Q2(ii):

Form the pair of linear equations in the following problems, and find their solutions (if they exist) by the elimination method : (ii) Five years ago, Nuri was thrice as old as Sonu. Ten years later, Nuri will be twice as old as Sonu.

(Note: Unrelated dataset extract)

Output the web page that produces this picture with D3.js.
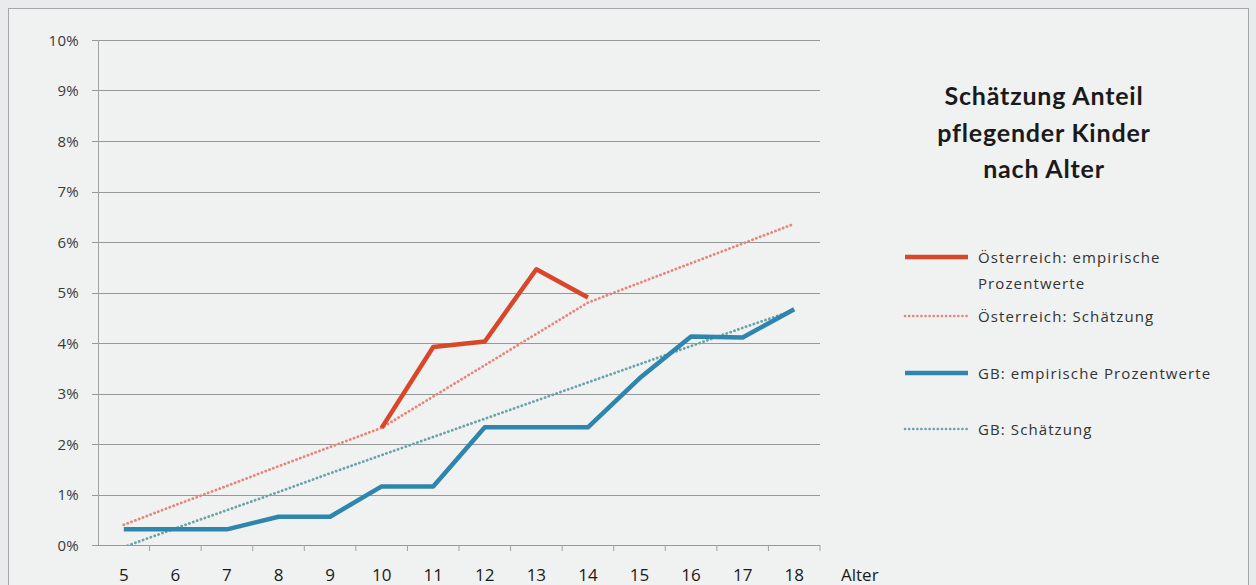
<!DOCTYPE html>
<html><head><meta charset="utf-8">
<script src="https://cdn.jsdelivr.net/npm/d3@7"></script>
<style>
html,body{margin:0;padding:0;background:#e8ebeb;}
svg{display:block;}
</style></head>
<body>
<script>
const ages = [5,6,7,8,9,10,11,12,13,14,15,16,17,18];
const atEmpAges = [10,11,12,13,14];
const atEmp = [2.32,3.92,4.03,5.46,4.9];
const atEst = [0.40,0.79,1.17,1.56,1.94,2.32,2.94,3.56,4.18,4.8,5.19,5.58,5.97,6.36];
const gbEmp = [0.31,0.31,0.31,0.56,0.56,1.16,1.16,2.33,2.33,2.33,3.3,4.13,4.11,4.67];
const gbEst = [-0.04,0.33,0.69,1.05,1.42,1.78,2.14,2.5,2.86,3.22,3.58,3.94,4.3,4.65];
const yTicks = [0,1,2,3,4,5,6,7,8,9,10];
const titleLines = ["Schätzung Anteil","pflegender Kinder","nach Alter"];
const legendItems = [
  {lines:["Österreich: empirische","Prozentwerte"], color:"#d9472b", dash:null},
  {lines:["Österreich: Schätzung"], color:"#e7857a", dash:"0.1 4"},
  {lines:["GB: empirische Prozentwerte"], color:"#2e85ad", dash:null},
  {lines:["GB: Schätzung"], color:"#6aa3a8", dash:"0.1 4"}
];

(function(){
const W=1256,H=585;
const svg=d3.select("body").append("svg").attr("width",W).attr("height",H);
svg.append("rect").attr("x",0).attr("y",0).attr("width",W).attr("height",H).attr("fill","#e9ecec");
svg.append("rect").attr("x",8.5).attr("y",8.5).attr("width",1240).attr("height",590)
  .attr("fill","#f0f1f1").attr("stroke","#a5a8a8").attr("stroke-width",1);

const pL=98,pR=820,pT=40,pB=545;
const x=d3.scaleBand().domain(ages).range([pL,pR]);
const y=d3.scaleLinear().domain([0,10]).range([pB,pT]);
const cx=a=>x(a)+x.bandwidth()/2;

// gridlines
svg.append("g").selectAll("line").data(yTicks).join("line")
  .attr("x1",pL-6).attr("x2",pR).attr("y1",d=>Math.round(y(d))+0.5).attr("y2",d=>Math.round(y(d))+0.5)
  .attr("stroke","#969999").attr("stroke-width",1.2);
// y axis line
svg.append("line").attr("x1",pL+0.5).attr("x2",pL+0.5).attr("y1",pT).attr("y2",pB)
  .attr("stroke","#a0a3a3").attr("stroke-width",1);
// y labels
svg.append("g").selectAll("text").data(yTicks).join("text")
  .attr("x",79).attr("y",d=>y(d)+5.5).attr("text-anchor","end")
  .attr("font-family","Open Sans, sans-serif").attr("font-size",15).attr("letter-spacing",0.3).attr("fill","#3a3a3a")
  .text(d=>d+"%");
// x axis labels
const xAxis=d3.axisBottom(x).tickSize(0).tickFormat(d=>d);
const gx=svg.append("g").attr("transform",`translate(0,${pB})`).call(xAxis);
gx.select(".domain").remove();
gx.selectAll("text").attr("font-family","Open Sans, sans-serif").attr("font-size",17).attr("fill","#1a1a1a")
  .attr("dy",null).attr("y",36);
// ticks at band boundaries
svg.append("g").selectAll("line").data(ages.slice(1).concat(["end"])).join("line")
  .attr("x1",d=>d==="end"?pR:x(d)).attr("x2",d=>d==="end"?pR:x(d))
  .attr("y1",pB).attr("y2",pB+6).attr("stroke","#a0a3a3");
svg.append("text").attr("x",841).attr("y",581).attr("font-family","Open Sans, sans-serif")
  .attr("font-size",17).attr("fill","#1a1a1a").text("Alter");

// clip
svg.append("clipPath").attr("id","plot").append("rect").attr("x",pL).attr("y",pT).attr("width",pR-pL).attr("height",pB-pT);
const plot=svg.append("g").attr("clip-path","url(#plot)");
const line=d3.line().x(d=>cx(d[0])).y(d=>y(d[1]));

plot.append("path").datum(ages.map((a,i)=>[a,atEst[i]])).attr("d",line).attr("fill","none")
  .attr("stroke","#e7857a").attr("stroke-width",2.8).attr("stroke-dasharray","0.1 4").attr("stroke-linecap","round");
plot.append("path").datum(ages.map((a,i)=>[a,gbEst[i]])).attr("d",line).attr("fill","none")
  .attr("stroke","#6aa3a8").attr("stroke-width",2.8).attr("stroke-dasharray","0.1 4").attr("stroke-linecap","round");
plot.append("path").datum(ages.map((a,i)=>[a,gbEmp[i]])).attr("d",line).attr("fill","none")
  .attr("stroke","#2e85ad").attr("stroke-width",4.5).attr("stroke-linejoin","round");
plot.append("path").datum(atEmpAges.map((a,i)=>[a,atEmp[i]])).attr("d",line).attr("fill","none")
  .attr("stroke","#d9472b").attr("stroke-width",4.5).attr("stroke-linejoin","round");

// title
svg.append("g").selectAll("text").data(titleLines).join("text")
  .attr("x",1044).attr("y",(d,i)=>105+i*36.5).attr("text-anchor","middle")
  .attr("font-family","Lato, sans-serif").attr("font-weight","bold").attr("font-size",25)
  .attr("letter-spacing",0.8).attr("fill","#1a1a1a")
  .text(d=>d);

// legend
const legY=[257,316,373,429];
const lg=svg.append("g");
legendItems.forEach((it,i)=>{
  lg.append("line").attr("x1",905).attr("x2",968).attr("y1",legY[i]).attr("y2",legY[i])
    .attr("stroke",it.color).attr("stroke-width",it.dash?2.6:4.5)
    .attr("stroke-dasharray",it.dash).attr("stroke-linecap",it.dash?"round":"butt");
  it.lines.forEach((t,j)=>{
    lg.append("text").attr("x",978).attr("y",legY[i]+5.5+j*26)
      .attr("font-family","Open Sans, sans-serif").attr("font-size",15).attr("letter-spacing",1.1)
      .attr("fill","#333").text(t);
  });
});
})();
</script>
</body></html>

How old are Nuri and Sonu?

Given:

1. Five years ago, Nuri's age was thrice the age of Sonu.

2. Ten years later, Nuri's age will be twice the age of Sonu.

To Find:

The present ages of Nuri and Sonu.

Step 1: Defining Variables

Let the present age of Nuri be $x$ years.

Let the present age of Sonu be $y$ years.

Step 2: Formulating the Equations

Condition 1: Five years ago

Nuri's age was $(x - 5)$ and Sonu's age was $(y - 5)$.

According to the problem: $(x - 5) = 3(y - 5)$

$x - 5 = 3y - 15$

$x - 3y = -15 + 5$

$x - 3y = -10$ --- (Equation 1)

Condition 2: Ten years later

Nuri's age will be $(x + 10)$ and Sonu's age will be $(y + 10)$.

According to the problem: $(x + 10) = 2(y + 10)$

$x + 10 = 2y + 20$

$x - 2y = 20 - 10$

$x - 2y = 10$ --- (Equation 2)

Step 3: Solving by Elimination Method

We have the system of equations:

(1) $x - 3y = -10$

(2) $x - 2y = 10$

To eliminate $x$, subtract Equation (1) from Equation (2):

$(x - 2y) - (x - 3y) = 10 - (-10)$

$x - 2y - x + 3y = 10 + 10$

$y = 20$

Step 4: Finding the value of $x$

Substitute $y = 20$ into Equation (2):

$x - 2(20) = 10$

$x - 40 = 10$

$x = 10 + 40$

$x = 50$

Step 5: Verification

Five years ago: Nuri was $50 - 5 = 45$, Sonu was $20 - 5 = 15$. Since $45 = 3 \times 15$, the first condition is satisfied.

Ten years later: Nuri will be $50 + 10 = 60$, Sonu will be $20 + 10 = 30$. Since $60 = 2 \times 30$, the second condition is satisfied.

Final Answer: The present age of Nuri is 50 years and the present age of Sonu is 20 years.